Jan 28, 11:32 SAST - All cluster services successfully restarted and synchronized. Full functionality restored to app.cloudafrica.net, including VM management and backup operations.

Root Cause

The outage was triggered by an unexpected reboot of a core network switch, caused by a firmware bug that was activated during a routine port reset operation on a compute node. This switch reboot resulted in:

  1. Primary Network Outage (08:36 - 08:44 SAST) - Complete loss of network connectivity for VMs and management infrastructure
  2. Secondary Cluster Service Failure (08:44 - 11:32 SAST) - The sudden network interruption caused cluster services to lose quorum and fail. The cluster services did not automatically recover when network connectivity was restored, requiring manual intervention to restart services across multiple nodes.

The switch firmware bug specifically relates to improper handling of port reset operations, which should not trigger a full switch reboot under normal circumstances.

Resolution

Immediate Resolution:

  • Network connectivity was restored automatically when the switch completed its reboot sequence at 08:44 SAST
  • Cluster services were manually restarted across affected nodes between 08:48 and 11:32 SAST
  • All platform functionality was verified operational by 11:32 SAST

Emergency Response:

  • Engineering team immediately identified the network outage and monitored switch recovery
  • Once network was restored, cluster service states were assessed
  • Systematic restart of cluster services was performed to restore quorum and functionality
  • Continuous monitoring was maintained throughout the recovery period

Follow-up Actions

We sincerely apologize to our customers for this service disruption and the impact it had on your operations.

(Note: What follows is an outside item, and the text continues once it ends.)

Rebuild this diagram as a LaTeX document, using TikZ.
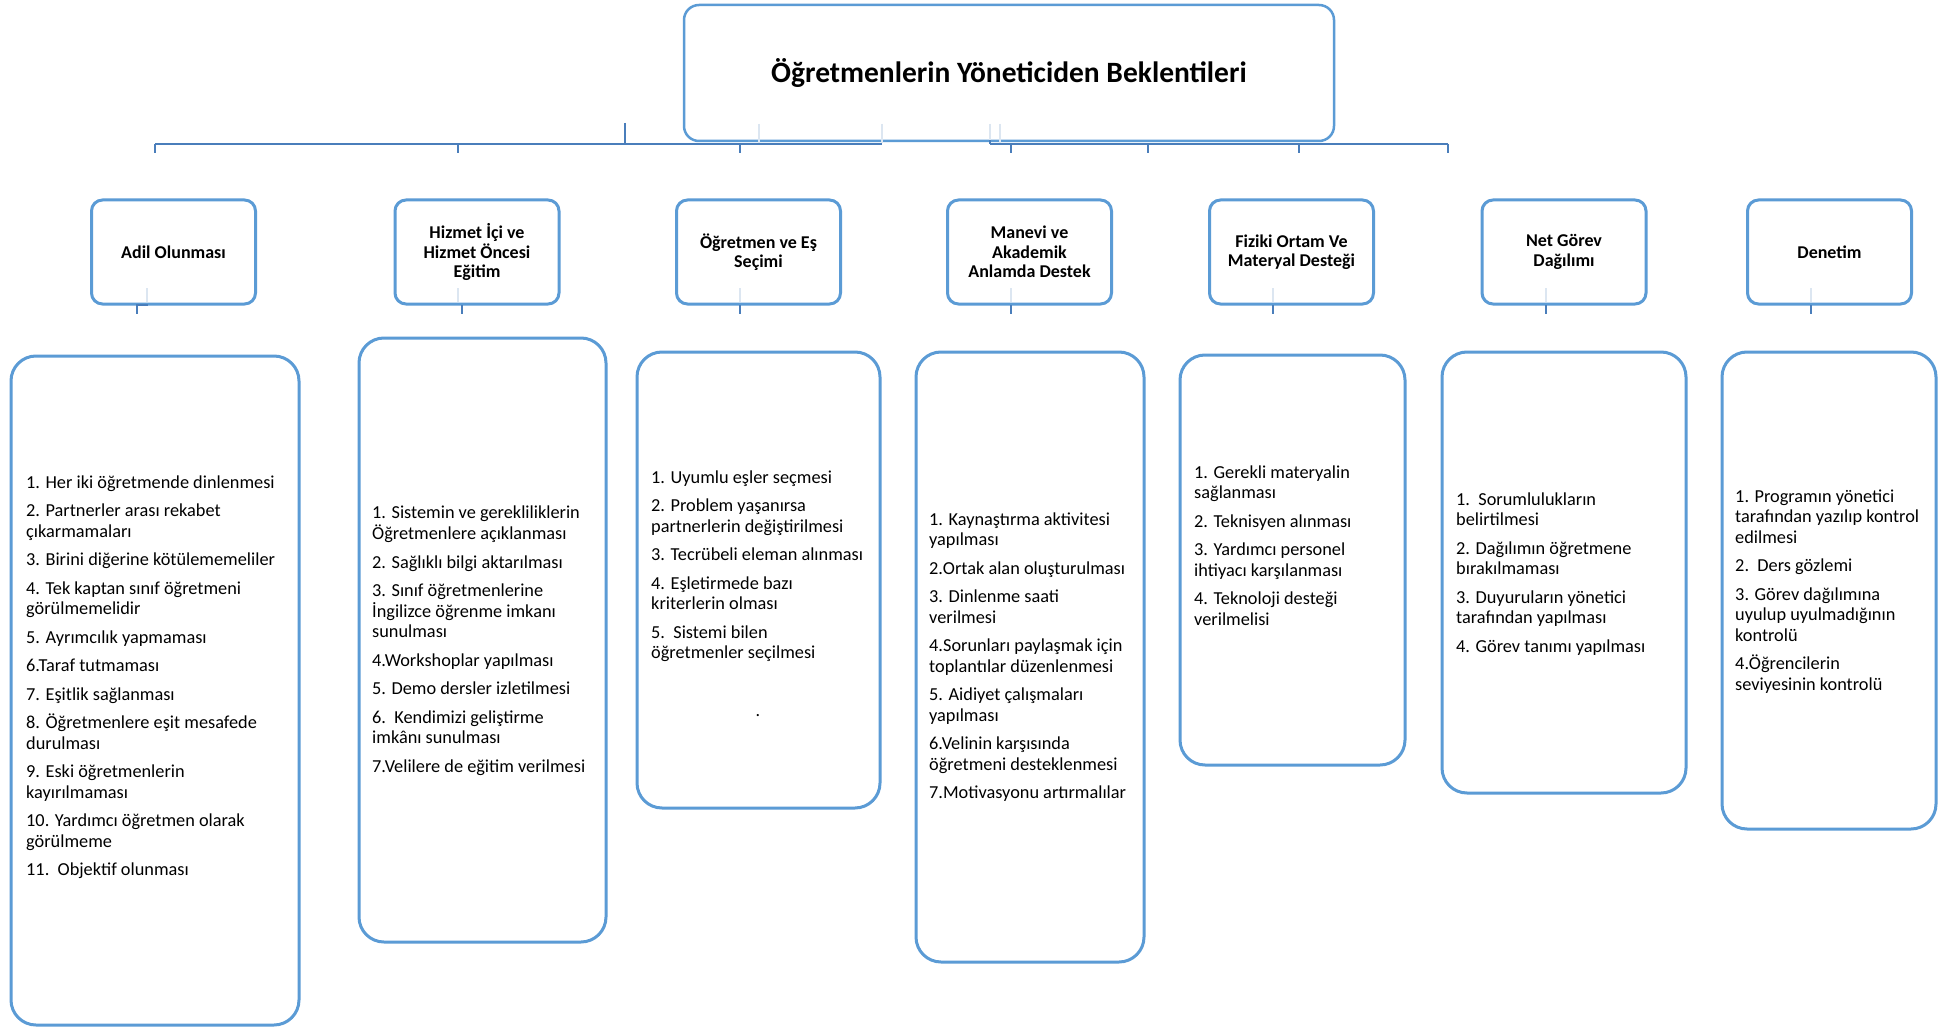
\documentclass[tikz,border=0pt]{standalone}
\usepackage{fontspec}
\setmainfont{Carlito}
\definecolor{boxblue}{HTML}{5B9BD5}
\definecolor{linkblue}{HTML}{4A7EBB}
\definecolor{faintblue}{HTML}{DCE6F1}
\tikzset{
  topbox/.style={draw=boxblue, line width=2.5pt, rounded corners=15pt,
    minimum width=650pt, minimum height=136pt, inner sep=0pt,
    font=\fontsize{29.5}{33}\selectfont\bfseries},
  headbox/.style={draw=boxblue, line width=3pt, rounded corners=11pt,
    minimum width=164pt, minimum height=104pt, inner sep=0pt, align=center,
    font=\fontsize{18}{19.5}\selectfont\bfseries},
  listbox/.style={draw=boxblue, line width=3pt, rounded corners=25pt, inner sep=0pt},
  listtext/.style={anchor=north west, align=left, inner sep=0pt,
    font=\fontsize{18.3}{20.5}\selectfont},
  link/.style={draw=linkblue, line width=2.8pt},
  tick/.style={draw=linkblue, line width=2pt},
  faint/.style={draw=faintblue, line width=2pt},
}
\begin{document}
\begin{tikzpicture}[x=1pt,y=-1pt]
\useasboundingbox (0,0) rectangle (1948,1027);
\fill[white] (0,0) rectangle (1948,1027);

% root
\node[topbox] (root) at (1009,73) {Öğretmenlerin Yöneticiden Beklentileri};

% faint guide lines under the root box
\coordinate (fa1) at (759,124); \coordinate (fa2) at (759,143);
\coordinate (fb1) at (882,124); \coordinate (fb2) at (882,143);
\coordinate (fc1) at (990,124); \coordinate (fc2) at (990,143);
\coordinate (fd1) at (1000,124); \coordinate (fd2) at (1000,143);
\draw[faint] (fa1) -- (fa2);
\draw[faint] (fb1) -- (fb2);
\draw[faint] (fc1) -- (fc2);
\draw[faint] (fd1) -- (fd2);

% left bracket
\coordinate (ls) at (625,123); \coordinate (lj) at (625,144);
\coordinate (la) at (155,144); \coordinate (lb) at (882,144);
\draw[link] (ls) -- (lj);
\draw[link] (la) -- (lb);
\foreach \x [count=\i] in {155,458,740}{
  \coordinate (lt\i a) at (\x,144); \coordinate (lt\i b) at (\x,153);
  \draw[tick] (lt\i a) -- (lt\i b);
}
% right bracket
\coordinate (rs) at (990,140); \coordinate (ra) at (990,144); \coordinate (rb) at (1448,144);
\draw[tick] (rs) -- (ra);
\draw[link] (ra) -- (rb);
\foreach \x [count=\i] in {1011,1148,1299,1448}{
  \coordinate (rt\i a) at (\x,144); \coordinate (rt\i b) at (\x,153);
  \draw[tick] (rt\i a) -- (rt\i b);
}

% category boxes
\node[headbox] (b1) at (173.5,252) {Adil Olunması};
\node[headbox] (b2) at (477,252) {Hizmet İçi ve\\Hizmet Öncesi\\Eğitim};
\node[headbox] (b3) at (758.5,252) {Öğretmen ve Eş\\Seçimi};
\node[headbox] (b4) at (1029.5,252) {Manevi ve\\Akademik\\Anlamda Destek};
\node[headbox] (b5) at (1291.5,252) {Fiziki Ortam Ve\\Materyal Desteği};
\node[headbox] (b6) at (1564,252) {Net Görev\\Dağılımı};
\node[headbox] (b7) at (1829.5,252) {Denetim};

% faint stubs inside the category boxes and ticks below them
\foreach \x [count=\i] in {147,458,740,1011,1273,1546,1811}{
  \coordinate (fs\i a) at (\x,288); \coordinate (fs\i b) at (\x,302);
  \draw[faint] (fs\i a) -- (fs\i b);
}
\foreach \x [count=\i] in {137,462,740,1011,1273,1546,1811}{
  \coordinate (bt\i a) at (\x,305); \coordinate (bt\i b) at (\x,314);
  \draw[tick] (bt\i a) -- (bt\i b);
}
\coordinate (st1) at (136,305); \coordinate (st2) at (148,305);
\draw[tick] (st1) -- (st2);

% detail boxes
\node[listbox, minimum width=288pt, minimum height=669pt] (l1) at (155,690.5) {};
\node[listbox, minimum width=247pt, minimum height=604pt] (l2) at (482.5,640) {};
\node[listbox, minimum width=243pt, minimum height=456pt] (l3) at (758.5,580) {};
\node[listbox, minimum width=228pt, minimum height=610pt] (l4) at (1030,657) {};
\node[listbox, minimum width=225pt, minimum height=410pt] (l5) at (1292.5,560) {};
\node[listbox, minimum width=244pt, minimum height=441pt] (l6) at (1564,572.5) {};
\node[listbox, minimum width=214pt, minimum height=477pt] (l7) at (1829,590.5) {};

% detail texts
\node[listtext] (t1) at (26,473.6) {\strut 1. Her iki öğretmende dinlenmesi\\[8pt]
2. Partnerler arası rekabet\\ çıkarmamaları\\[8pt]
3. Birini diğerine kötülememeliler\\[8pt]
4. Tek kaptan sınıf öğretmeni\\ görülmemelidir\\[8pt]
5. Ayrımcılık yapmaması\\[8pt]
6.Taraf tutmaması\\[8pt]
7. Eşitlik sağlanması\\[8pt]
8. Öğretmenlere eşit mesafede\\ durulması\\[8pt]
9. Eski öğretmenlerin\\ kayırılmaması\\[8pt]
10. Yardımcı öğretmen olarak\\ görülmeme\\[8pt]
11.\ \ Objektif olunması};

\node[listtext] (t2) at (372,503.6) {\strut 1. Sistemin ve gerekliliklerin\\ Öğretmenlere açıklanması\\[8pt]
2. Sağlıklı bilgi aktarılması\\[8pt]
3. Sınıf öğretmenlerine\\ İngilizce öğrenme imkanı\\ sunulması\\[8pt]
4.Workshoplar yapılması\\[8pt]
5. Demo dersler izletilmesi\\[8pt]
6.\ \ Kendimizi geliştirme\\ imkânı sunulması\\[8pt]
7.Velilere de eğitim verilmesi};

\node[listtext] (t3) at (651,468.6) {\strut 1. Uyumlu eşler seçmesi\\[8pt]
2. Problem yaşanırsa\\ partnerlerin değiştirilmesi\\[8pt]
3. Tecrübeli eleman alınması\\[8pt]
4. Eşletirmede bazı\\ kriterlerin olması\\[8pt]
5.\ \ Sistemi bilen\\ öğretmenler seçilmesi};
\node[anchor=base, inner sep=0pt, font=\fontsize{18}{20.5}\selectfont] (t3dot) at (758,716) {.};

\node[listtext] (t4) at (929,510.6) {\strut 1. Kaynaştırma aktivitesi\\ yapılması\\[8pt]
2.Ortak alan oluşturulması\\[8pt]
3. Dinlenme saati\\ verilmesi\\[8pt]
4.Sorunları paylaşmak için\\ toplantılar düzenlenmesi\\[8pt]
5. Aidiyet çalışmaları\\ yapılması\\[8pt]
6.Velinin karşısında\\ öğretmeni desteklenmesi\\[8pt]
7.Motivasyonu artırmalılar};

\node[listtext] (t5) at (1194,463.6) {\strut 1. Gerekli materyalin\\ sağlanması\\[8pt]
2. Teknisyen alınması\\[8pt]
3. Yardımcı personel\\ ihtiyacı karşılanması\\[8pt]
4. Teknoloji desteği\\ verilmelisi};

\node[listtext] (t6) at (1456,490.6) {\strut 1.\ \ Sorumlulukların\\ belirtilmesi\\[8pt]
2. Dağılımın öğretmene\\ bırakılmaması\\[8pt]
3. Duyuruların yönetici\\ tarafından yapılması\\[8pt]
4. Görev tanımı yapılması};

\node[listtext] (t7) at (1735,487.6) {\strut 1. Programın yönetici\\ tarafından yazılıp kontrol\\ edilmesi\\[8pt]
2.\ \ Ders gözlemi\\[8pt]
3. Görev dağılımına\\ uyulup uyulmadığının\\ kontrolü\\[8pt]
4.Öğrencilerin\\ seviyesinin kontrolü};
\end{tikzpicture}
\end{document}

In-Place Monitoring and Response Measures:

  • Enhanced monitoring alerts configured for switch reboot events and cluster service failures
  • Documented cluster service recovery procedures for faster resolution in future incidents
  • Implemented automated health checks for cluster service status following network interruptions

Scheduled Maintenance:

  • Preventive maintenance will be scheduled for the evening of February 10th, 2026 to update switch firmware across our infrastructure
  • This firmware update will address the port reset bug that triggered the switch reboot
  • Maintenance will be performed during a low-traffic window to minimize any potential impact
  • Customers will receive advance notification of the maintenance window

Ongoing Actions:

  • Conducting comprehensive audit of all network switches to identify units requiring firmware updates
  • Enhancing cluster resilience to better handle transient network interruptions
  • Developing automated monitoring for switch stability and unexpected reboot events

Long-term Improvements:

  • Establishing proactive firmware update schedules for all critical network infrastructure
  • Creating automated runbooks for cluster service recovery procedures
  • Enhancing change management processes to ensure network firmware updates are deployed proactively

We remain committed to maintaining the highest levels of service availability and reliability for our infrastructure platform.

Once again, we apologize to affected customers, and thank you for your continued support.

The CloudAfrica Team.

Posted Feb 03, 2026 - 15:09 SAST

Resolved

All cluster services have been successfully restarted. All functionality is restored to app.cloudafrica.net and users can fully control their resources via the webapp. We will continue to monitor, however we do not anticipate any further disruptions.
Posted Jan 28, 2026 - 11:32 SAST

Update

Cluster services are still starting, but should be up soon.
VM management via app.cloudafrica.net is still unavailable.
Posted Jan 28, 2026 - 10:09 SAST

Update

We are continuing to work on a fix for this issue.
Posted Jan 28, 2026 - 08:56 SAST

Identified

We have identified and resolved the network outage. Vms should be reachable via ssh/rdp and our front end webapps are accessible.
We still have some cluster services that need to be restarted, which we are doing now, which leaves the front end VM management functionality degraded. VMs cannot be stopped/started/shutdown and backups can't be taken or restored via the UI.
Posted Jan 28, 2026 - 08:48 SAST

Investigating

We are aware of an outage to our services and we're busy investigating. The leading suspicion is that our cluster services failed and did not start back up automatically. At the moment some customer VMs are unreachable, our webapps for CloudAfrica and Bigstorage are also unavailable at the moment.
Posted Jan 28, 2026 - 08:41 SAST
This incident affected: Web Sites, Cloud Services, and Network.